Lanark_ a life in 4 books - Alasdair Gray [201]
“But if a place is losing people and industry how can it afford new buildings?”
“Ah, I know too little about chronology to say. I feel that what happens between hearts matters more than these big public ways of swapping energy. You tell me, no doubt, that this is a conservative attitude. On the other hand, radicals are the only people who’ll work with me. Odd, isn’t it?”
Lanark said irritably, “You seem to understand my questions, but your answers make no sense to me.”
“That’s typical of life, isn’t it? But as long as you’ve a good heart and keep trying there’s no need to despair. Wer immer streband sich bemüht, den können wir erlösen. Oh, you’ll be a great deal of use to us.”
Rima suddenly leaned on a stone and said quietly, without bitterness, “I can’t go on.”
Lanark, alarmed, clasped her waist though it worried him to be clasping two people instead of one.
Ritchie-Smollet said softly, “A giddy spell?” “No, my back hurts and I … I can hardly think.”

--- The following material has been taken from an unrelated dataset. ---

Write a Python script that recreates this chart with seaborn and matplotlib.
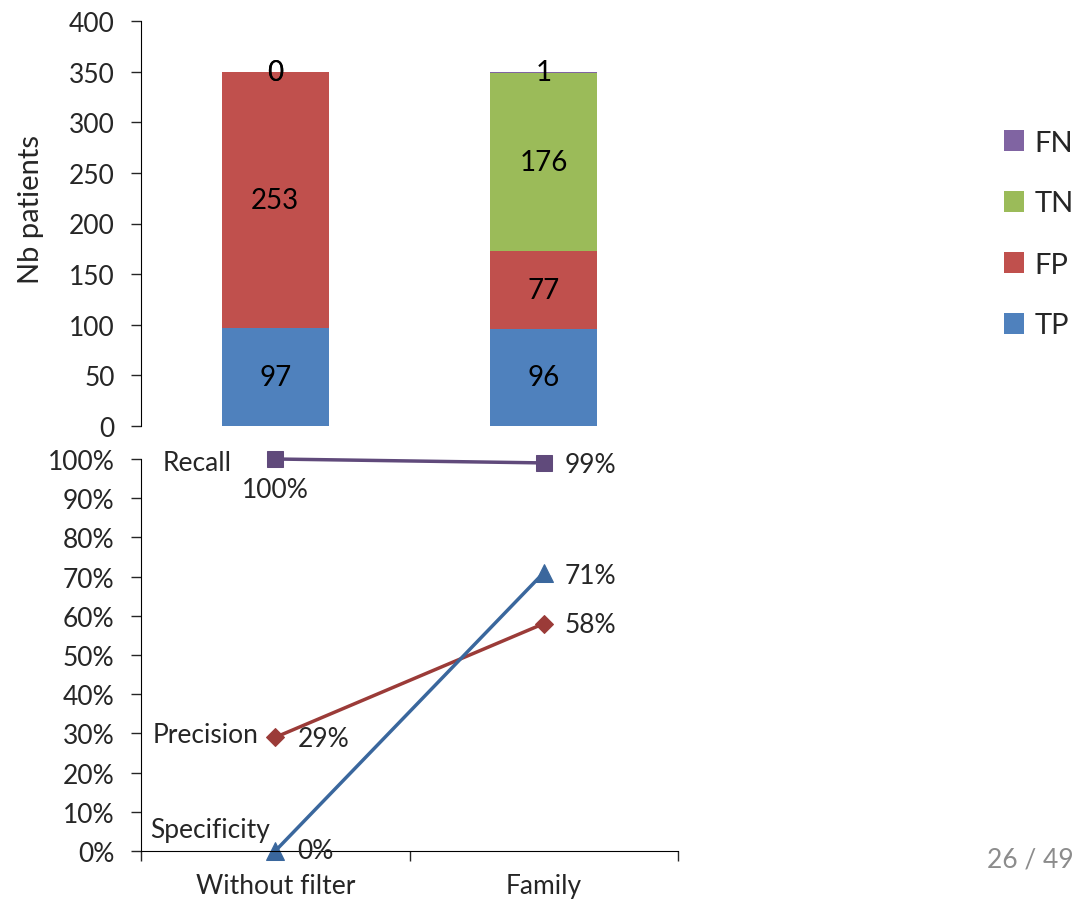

“In my missionary phase I took a medical degree. Give me your pulse.”
He held her wrist in one hand, beat time with the other, then said, “Eighty-two. Considering your condition that’s quite good. Could you manage down to that building? A sleep is what you need most, but I’d better examine you first to make sure everything’s in order.”
He pointed to the cathedral. Rima stared at it. Lanark murmured, “Could we join hands and carry her?”
Rima pushed herself upright and said, “No, give me your arm. I’ll walk.”
The clergyman led them down dim weedy paths past the porticoes of mausoleums cut into the hillside. Gleams of light from below lit corners of inscriptions to the splendid dead:
“… His victorious campaign …” “….. whose unselfish devotion …..” “… revered by his students …” “….. esteemed by his colleagues …..” “… beloved by all …”
They crossed a flat space and walked along a cobbled lane. Ritchie-Smollet said, “A tributary of the river once flowed under here.”
Lanark saw that a low wall beside him was the parapet of a bridge and looked over onto a steeply embanked road. Cars sped up this to the motorway but there seemed to be a barrier: after slowing and stopping they turned and came back again. A tiny distinct throbbing in the air worked on the eardrum like the point of a drill on a tooth.
“What’s that noise?”
“There appears to be a pile-up at the intersection: a burst transporter, one of these huge dangerous God-the-Father jobs. The council ought to ban them. The city looks like being sealed off for quite a while. However, we’ve adequate food stocks. Come through here, it’s a short cut.”
The parapet had given way to a wall screened by bushes. Ritchie-Smollet parted two of these uncovering a hole into brighter air. Lanark helped Rima through. They were in the grounds of the cathedral where gravestones lay flat like a pavement. Vans and private cars stood on them against the surrounding wall, and Rima sank down on the step of a mobile crane. Ritchie-Smollet thrust hands into trouser pockets and stared ahead with a small satisfied smile.
“There she stands!” he said. “Our centre of government once again.”
Lanark looked at the cathedral. At first the floodlit spire seemed too solid for the flat black shape upholding it, a shape cut through by rows of dim yellow windows; then his eye made out the tower, roofs and buttresses of a sturdy Gothic ark, the sculpted waterspouts broken and rubbed by weather and the hammers of old iconoclasts.
“What do you mean, centre of government? Unthank has a city chambers.”
“Ah, yes, we use it nowadays for property deals. Quite a lot of work is done there, but the real legislators come here. I know you’re keen to meet them but first you’ll have to sleep. I speak as a doctor now, not as a minister of the gospel, so you mustn’t argue with me.”
They walked over inscriptions more laconic than in the higher cemetery.
“William Skinner: 5½ feet North × 2¼ West.”
“Harry Fleming, his wife Minnie, their son George, their daughter Amy: 6 feet West × 2½ North.”